Austrian dancer

Along with Marie Taglioni, the Austrian Fanny Elssler was one of the most celebrated dancers of the Romantic Ballet. Her contemporary, the French writer Theophile Gautier wrote of her in 1838: "It can be emphatically stated that Mlle. Fanny Elssler is the most beautiful of all the women appearing on the stage today...Beneath the amorous languor, the intoxicating sensuality that yields to the heat of passion, and the feminine sweetness and all the gentle fascination of a ballerina, can be sensed the agility, the sudden speed and the steely muscles of a young athlete.
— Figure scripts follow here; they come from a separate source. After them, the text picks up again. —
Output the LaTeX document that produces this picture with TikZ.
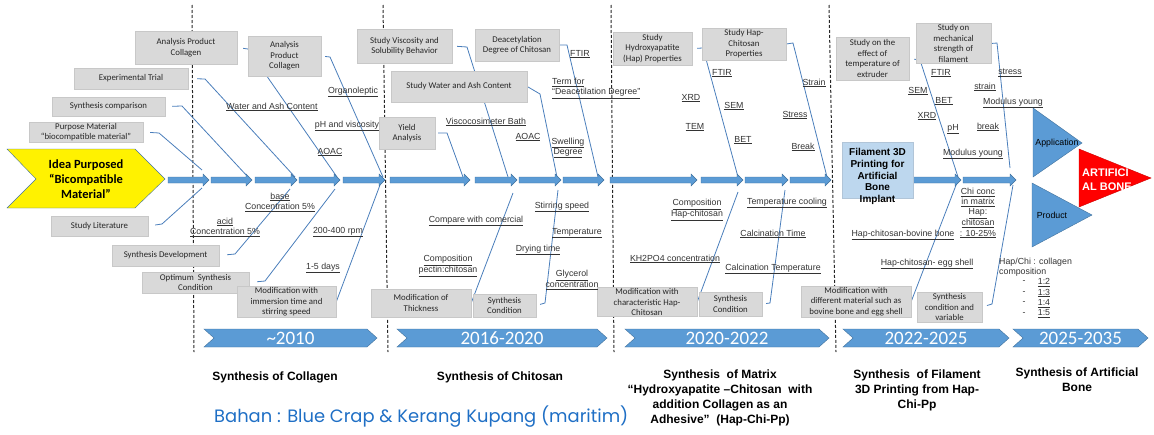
\documentclass[tikz,border=0pt]{standalone}
\usepackage{fontspec}
\setmainfont{Liberation Sans}
\newfontfamily\carl{Carlito}
\newfontfamily\pop{Poppins}
\usetikzlibrary{backgrounds}

\definecolor{boxgray}{HTML}{D9D9D9}
\definecolor{boxline}{HTML}{C8C8C8}
\definecolor{bonecol}{HTML}{4A7EBB}
\definecolor{arrfill}{HTML}{5B9BD5}
\definecolor{arrline}{HTML}{41719C}
\definecolor{lightbl}{HTML}{BDD7EE}
\definecolor{bahanbl}{HTML}{1F6FC5}

\tikzset{
  box/.style 2 args={draw=boxline, fill=boxgray, text=black!85, font=\carl\fontsize{8.8}{10.5}\selectfont,
    align=center, inner sep=1pt, minimum width=#1pt, minimum height=#2pt},
  lbl/.style={font=\fontsize{8.8}{10.2}\selectfont, text=black!80, align=center, inner sep=0pt},
  bone/.style={draw=bonecol, line width=0.8pt},
  spinearr/.style={fill=arrfill, draw=arrline, line width=0.4pt},
  ttl/.style={font=\bfseries\fontsize{12}{15}\selectfont, align=center, inner sep=0pt},
  yr/.style={font=\carl\fontsize{19}{19}\selectfont, text=white},
  era/.style={draw=black!85, line width=1pt, dash pattern=on 3pt off 2pt},
}

\begin{document}
\begin{tikzpicture}[x=1pt, y=-1pt]
\useasboundingbox (0,0) rectangle (1154,434);

% head of the fishbone
\draw[fill=yellow, draw=arrline] (7,149) -- (135,149) -- (165,179) -- (135,208) -- (7,208) -- (36,179) -- cycle;
\node[font=\carl\bfseries\fontsize{12.5}{15}\selectfont, align=center] (idea) at (86,179) {Idea Purposed\\“Bicompatible\\Material”};

% spine
\foreach \a/\b in {168/209,211/252,255/297,299/340,343/385,390/470,475/517,519/561,563/604,610/697,701/743,745/788,790/831,913/961,963/1016}
  \draw[spinearr] (\a,177) -- (\b-6,177) -- (\b-6,174) -- (\b,180) -- (\b-6,186) -- (\b-6,183) -- (\a,183) -- cycle;

% boxes, collagen
\node[box={102}{33}] (apc1) at (186,47.5) {Analysis Product\\Collagen};
\node[box={114}{21}] (exptr) at (131,78.5) {Experimental Trial};
\node[box={113}{19}] (syncmp) at (108.5,106.5) {Synthesis comparison};
\node[box={114}{20}] (purp) at (86,132) {Purpose Material\\“biocompatible material”};
\node[box={73}{40}] (apc2) at (284.5,56) {Analysis\\Product\\Collagen};
\node[box={97}{20}] (stlit) at (99.5,226) {Study Literature};
\node[box={107}{21}] (syndev) at (165.5,255.5) {Synthesis Development};
\node[box={107}{21}] (optsc) at (195.5,282.5) {Optimum~ Synthesis\\Condition};
\node[box={99}{30}] (modimm) at (286.5,302) {Modification with\\immersion time and\\stirring speed};

% boxes, chitosan
\node[box={95}{34}] (svsb) at (404.5,46) {Study Viscosity and\\Solubility Behavior};
\node[box={84}{32}] (ddc) at (517,45) {Deacetylation\\Degree of Chitosan};
\node[box={136}{31}] (swac) at (459,86.5) {Study Water and Ash Content};
\node[box={56}{32}] (yield) at (407,133) {Yield\\Analysis};
\node[box={100}{28}] (modthk) at (421,303) {Modification of\\Thickness};
\node[box={63}{23}] (syncon1) at (504.5,305.5) {Synthesis\\Condition};

% boxes, matrix
\node[box={79}{33}] (shap) at (652.5,48.5) {Study\\Hydroxyapatite\\(Hap) Properties};
\node[box={84}{32}] (shc) at (744,44) {Study Hap-\\Chitosan\\Properties};
\node[box={100}{28}] (modchar) at (647,302) {Modification with\\characteristic Hap-\\Chitosan};
\node[box={63}{24}] (syncon2) at (730.5,304) {Synthesis\\Condition};

% boxes, filament
\node[box={73}{43}] (seft) at (872.5,58.5) {Study on the\\effect of\\temperature of\\extruder};
\node[box={75}{39}] (smech) at (953.5,43.5) {Study on\\mechanical\\strength of\\filament};
\node[box={110}{31}] (moddiff) at (856,301.5) {Modification with\\different material such as\\bovine bone and egg shell};
\node[box={65}{30}] (syncv) at (949.5,307) {Synthesis\\condition and\\variable};
\node[draw=lightbl!80!gray, fill=lightbl, minimum width=71pt, minimum height=56pt] (fil) at (877.5,170) {};
\node[font=\bfseries\fontsize{10}{11.7}\selectfont, align=center] (filtxt) at (877.5,176.5) {Filament 3D\\Printing for\\Artificial\\Bone\\Implant};

\begin{scope}[on background layer]
% era borders
\draw[era] (192,5) -- (194,352);
\draw[era] (383,5) -- (388,352);
\draw[era] (611,5) -- (614,352);
\draw[era] (829,5) -- (836,352);
% bones
\draw[bone, shorten <=6pt] (apc1.east) -- (248,49) -- (337,177);
\draw[bone, shorten <=4pt] (apc2.east) -- (330,57) -- (383,177);
\draw[bone, shorten <=9pt] (exptr.east) -- (205,79) -- (295,177);
\draw[bone, shorten <=7pt] (syncmp.east) -- (182,106) -- (248,177);
\draw[bone, shorten <=7pt] (purp.east) -- (159,133) -- (202,170);
\draw[bone, shorten <=7pt] (stlit.east) -- (162,224) -- (202,188);
\draw[bone, shorten <=8pt] (syndev.east) -- (235,254) -- (290,189);
\draw[bone, shorten <=8pt] (optsc.east) -- (265,281) -- (335,189);
\draw[bone] (modimm.east) -- (380,185);
\draw[bone, shorten <=5pt] (svsb.east) -- (467,47) -- (508,177);
\draw[bone] (ddc.east) -- (567,45) -- (598,177);
\draw[bone] (swac.east) -- (540,94) -- (557,177);
\draw[bone, shorten <=3pt] (yield.east) -- (447,133) -- (463,177);
\draw[bone] (modthk.east) -- (513,193);
\draw[bone, shorten <=4pt] (syncon1.east) -- (545,303) -- (558,190);
\draw[bone, shorten <=5pt] (shap.east) -- (703,48) -- (738,177);
\draw[bone] (shc.east) -- (793,43) -- (827,177);
\draw[bone] (modchar.east) -- (738,192);
\draw[bone, shorten <=4pt] (syncon2.east) -- (770,303) -- (785,190);
\draw[bone, shorten <=5pt] (seft.east) -- (920,60) -- (958,177);
\draw[bone] (smech.east) -- (997,43) -- (1010,168);
\draw[bone] (moddiff.east) -- (958,180);
\draw[bone, shorten <=5pt] (syncv.east) -- (992,304) -- (1013,185);
\end{scope}

% labels, collagen
\node[lbl] (l1) at (272,107) {\underline{Water and Ash Content}};
\node[lbl] (l2) at (353,92) {\underline{Organoleptic}};
\node[lbl] (l3) at (347,126) {\underline{pH and viscosity}};
\node[lbl] (l4) at (330,152) {\underline{AOAC}};
\node[lbl] (l5) at (280,202) {\underline{base}\\\underline{Concentration 5\%}};
\node[lbl] (l6) at (225,227) {\underline{acid}\\\underline{Concentration 5\%}};
\node[lbl] (l7) at (338,232) {\underline{200-400 rpm}};
\node[lbl] (l8) at (323,268) {\underline{1-5 days}};

% labels, chitosan
\node[lbl] (l9) at (486,122) {\underline{Viscocosimeter Bath}};
\node[lbl] (l10) at (528,137) {\underline{AOAC}};
\node[lbl] (l11) at (568,148) {\underline{Swelling}\\\underline{Degree}};
\node[lbl] (l12) at (580,54) {\underline{FTIR}};
\node[lbl, anchor=west, align=left] (l13) at (552,88.5) {\underline{Term for}\\\underline{“Deacetilation Degree”}};
\node[lbl] (l14) at (476,221) {\underline{Compare with comercial}};
\node[lbl] (l15) at (448,266) {\underline{Composition}\\\underline{pectin:chitosan}};
\node[lbl] (l16) at (562,207) {\underline{Stirring speed}};
\node[lbl] (l17) at (577,233) {\underline{Temperature}};
\node[lbl] (l18) at (538,250) {\underline{Drying time}};
\node[lbl] (l19) at (572,280) {\underline{Glycerol}\\\underline{concentration}};

% labels, matrix
\node[lbl] (l20) at (722,73) {\underline{FTIR}};
\node[lbl] (l21) at (691,98) {\underline{XRD}};
\node[lbl] (l22) at (734,106) {\underline{SEM}};
\node[lbl] (l23) at (695,127) {\underline{TEM}};
\node[lbl] (l24) at (743,140) {\underline{BET}};
\node[lbl] (l25) at (814,83) {\underline{Strain}};
\node[lbl] (l26) at (795,115) {\underline{Stress}};
\node[lbl] (l27) at (803,147) {\underline{Break}};
\node[lbl] (l28) at (697,210) {\underline{Composition}\\\underline{Hap-chitosan}};
\node[lbl] (l29) at (787,203) {\underline{Temperature cooling}};
\node[lbl] (l30) at (773,234) {\underline{Calcination Time}};
\node[lbl] (l31) at (675,259) {\underline{KH2PO4 concentration}};
\node[lbl] (l32) at (773,269) {\underline{Calcination Temperature}};

% labels, filament
\node[lbl] (l33) at (941,73) {\underline{FTIR}};
\node[lbl] (l34) at (918,91) {\underline{SEM}};
\node[lbl] (l35) at (944,101) {\underline{BET}};
\node[lbl] (l36) at (927,116) {\underline{XRD}};
\node[lbl] (l37) at (953,129) {\underline{pH}};
\node[lbl] (l38) at (973,154) {\underline{Modulus young}};
\node[lbl] (l39) at (1010,73) {\underline{stress}};
\node[lbl] (l40) at (985,87) {\underline{strain}};
\node[lbl] (l41) at (1013,103) {\underline{Modulus young}};
\node[lbl] (l42) at (988,127) {\underline{break}};
\node[lbl] (l43) at (978,213) {\underline{Chi conc}\\\underline{in matrix}\\\underline{Hap:}\\\underline{chitosan}\\\underline{: 10-25\%}};
\node[lbl] (l44) at (903,235) {\underline{Hap-chitosan-bovine bone}};
\node[lbl] (l45) at (927,264) {\underline{Hap-chitosan- egg shell}};
\node[lbl, anchor=west, align=left] (l46) at (999,267.5) {Hap/Chi : collagen\\composition};
\foreach \r [count=\i] in {1:2,1:3,1:4,1:5} {
  \node[lbl] (dash\i) at (1024,272+10.5*\i) {-};
  \node[lbl] (ratio\i) at (1044,272+10.5*\i) {\underline{\r}};
}

% end triangles
\draw[spinearr] (1033,108) -- (1082,143) -- (1033,177) -- cycle;
\node[lbl, text=black] (app) at (1057,143) {Application};
\draw[spinearr] (1032,183) -- (1092,215) -- (1032,247) -- cycle;
\node[lbl, text=black] (prod) at (1052,215) {Product};
\draw[fill=red, draw=red!80!black, line width=0.4pt] (1079,149) -- (1151,178) -- (1079,207) -- cycle;
\node[font=\bfseries\fontsize{11}{14}\selectfont, text=white, align=left, anchor=west, inner sep=0pt] (bone) at (1082,180) {ARTIFICI\\AL BONE};

% time line
\foreach \a/\b/\t [count=\i] in {204/377/{\textasciitilde2010}, 397/607/2016-2020, 625/829/2020-2022, 843/1009/2022-2025, 1013/1148/2025-2035} {
  \draw[spinearr] (\a,329) -- (\b-10,329) -- (\b,338) -- (\b-10,347) -- (\a,347) -- (\a+10,338) -- cycle;
  \node[yr] (yr\i) at ({(\a+\b)/2},338) {\t};
}

% stage titles
\node[ttl] (t1) at (275,377) {Synthesis of Collagen};
\node[ttl] (t2) at (500,377) {Synthesis of Chitosan};
\node[ttl, anchor=north] (t3) at (720,370) {Synthesis~ of Matrix\\“Hydroxyapatite –Chitosan~ with\\addition Collagen as an\\Adhesive”~ (Hap-Chi-Pp)};
\node[ttl, anchor=north] (t4) at (917,370) {Synthesis~ of Filament\\3D Printing from Hap-\\Chi-Pp};
\node[ttl, anchor=north] (t5) at (1077,368) {Synthesis of Artificial\\Bone};

\node[font=\pop\fontsize{17.9}{20}\selectfont, text=bahanbl, anchor=west, inner sep=0pt] (bahan) at (214,417) {Bahan : Blue Crap \& Kerang Kupang (maritim)};
\end{tikzpicture}
\end{document}
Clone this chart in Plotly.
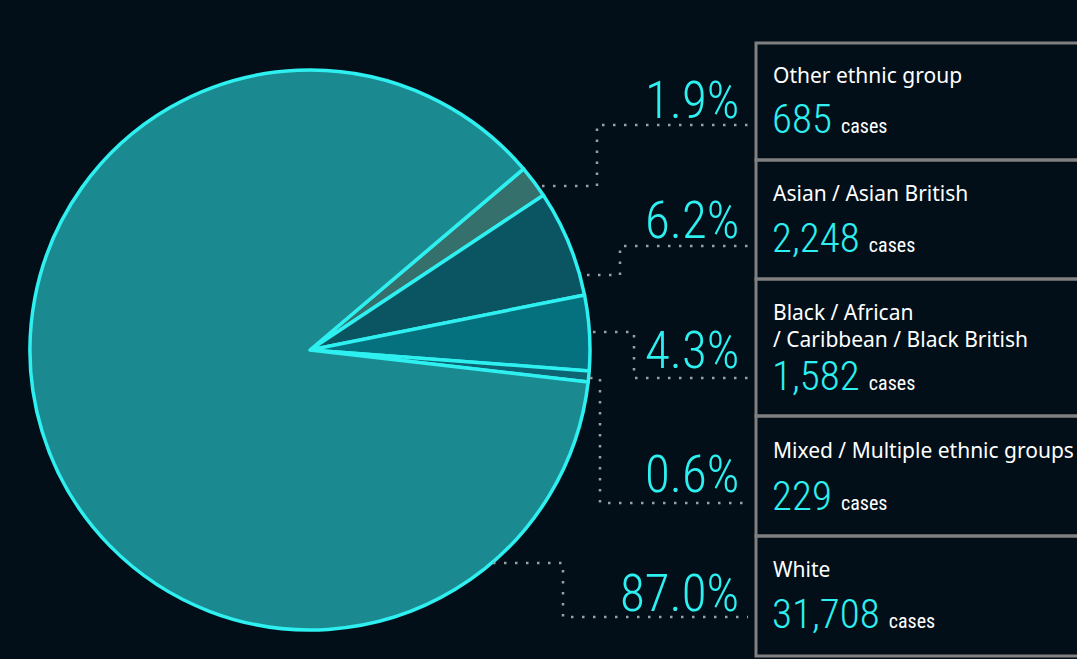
import plotly.graph_objects as go

# ---- data ----
groups = ["Other ethnic group", "Asian / Asian British",
          "Black / African<br>/ Caribbean / Black British",
          "Mixed / Multiple ethnic groups", "White"]
cases = [685, 2248, 1582, 229, 31708]
slice_colors = ["#36706d", "#0b5462", "#05707e", "#0d6472", "#1b8a90"]

total = sum(cases)
pcts = [f"{c / total * 100:.1f}%" for c in cases]

# ---- layout constants (pixel space, y downwards) ----
W, H = 1077, 659
BG = "#020f19"
CYAN = "#2ef0f0"
GREY = "#808080"
NARROW = "Liberation Sans Narrow, Arial Narrow, Roboto Condensed, sans-serif"
SANS = "Noto Sans, Open Sans, sans-serif"

pie_cx, pie_cy, pie_r = 310, 350, 280
box_edges = [43, 160, 279, 416, 536, 656]
label_y = [75, 193, 325, 450, 569]
value_y = [119, 238, 376, 496, 614]
pct_y = [100, 220, 350, 474, 593]
leaders = [
    "M542,186 H597 V125 H748",
    "M587,275 H620 V246 H748",
    "M593,332 H634 V378 H748",
    "M590,378 H600 V503 H748",
    "M493,563 H563 V617 H748",
]

fig = go.Figure()
fig.add_trace(go.Pie(
    labels=[g.replace("<br>", " ") for g in groups],
    values=cases,
    sort=False,
    direction="clockwise",
    rotation=49.7,
    textinfo="none",
    marker=dict(colors=slice_colors, line=dict(color=CYAN, width=3.5)),
    domain=dict(x=[(pie_cx - pie_r) / W, (pie_cx + pie_r) / W],
                y=[1 - (pie_cy + pie_r) / H, 1 - (pie_cy - pie_r) / H]),
    showlegend=False,
))

shapes = []
# boxes
for i in range(len(groups)):
    shapes.append(dict(type="rect", xref="x", yref="y",
                       x0=756, x1=1100, y0=box_edges[i], y1=box_edges[i + 1],
                       line=dict(color=GREY, width=3), fillcolor="rgba(0,0,0,0)"))
# leader lines
for p in leaders:
    shapes.append(dict(type="path", xref="x", yref="y", path=p,
                       line=dict(color="#9aa0a5", width=2.5, dash="2.5px,8.5px")))

annotations = []
for i, g in enumerate(groups):
    annotations.append(dict(x=771, y=label_y[i], xref="x", yref="y",
                            text=g, showarrow=False, xanchor="left", yanchor="middle",
                            align="left", font=dict(family=SANS, size=21, color="white")))
    annotations.append(dict(x=770, y=value_y[i], xref="x", yref="y",
                            text=f"{cases[i]:,}<span style='font-size:20px;color:#ffffff;font-weight:400'>  cases</span>",
                            showarrow=False, xanchor="left", yanchor="middle",
                            font=dict(family=NARROW, size=41, color=CYAN, weight=300)))
    annotations.append(dict(x=741, y=pct_y[i], xref="x", yref="y",
                            text=pcts[i], showarrow=False, xanchor="right", yanchor="middle",
                            font=dict(family=NARROW, size=51, color=CYAN, weight=300)))

fig.update_layout(
    width=W, height=H,
    margin=dict(l=0, r=0, t=0, b=0),
    paper_bgcolor=BG, plot_bgcolor=BG,
    xaxis=dict(range=[0, W], visible=False, fixedrange=True),
    yaxis=dict(range=[H, 0], visible=False, fixedrange=True),
    shapes=shapes,
    annotations=annotations,
)

fig.write_html("out.html", config={"displayModeBar": False},
               post_script="document.body.style.margin='0px';document.body.style.background='#020f19';")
Also, Mlle. Elssler appeals to everybody, even to women who cannot endure ballerinas." 
  The Chevalier Henry Wikoff, a Princetonian, was the impresario who brought Fanny Elssler to America for a two-year tour beginning in 1840.  In her Biographical Dictionary of Dance, the American dance historian Barbara Naomi Cohen-Stratyner writes this:  "Elssler was the only one of the major Romantic ballerinas to reach the United States, or anywhere in the Western Hemisphere; without being overly chauvinistic, this fact must also denote her as unique.  Nineteenth-century America was a prime market for Romanticism in the other arts and media and welcomed Elssler's brand of ballet."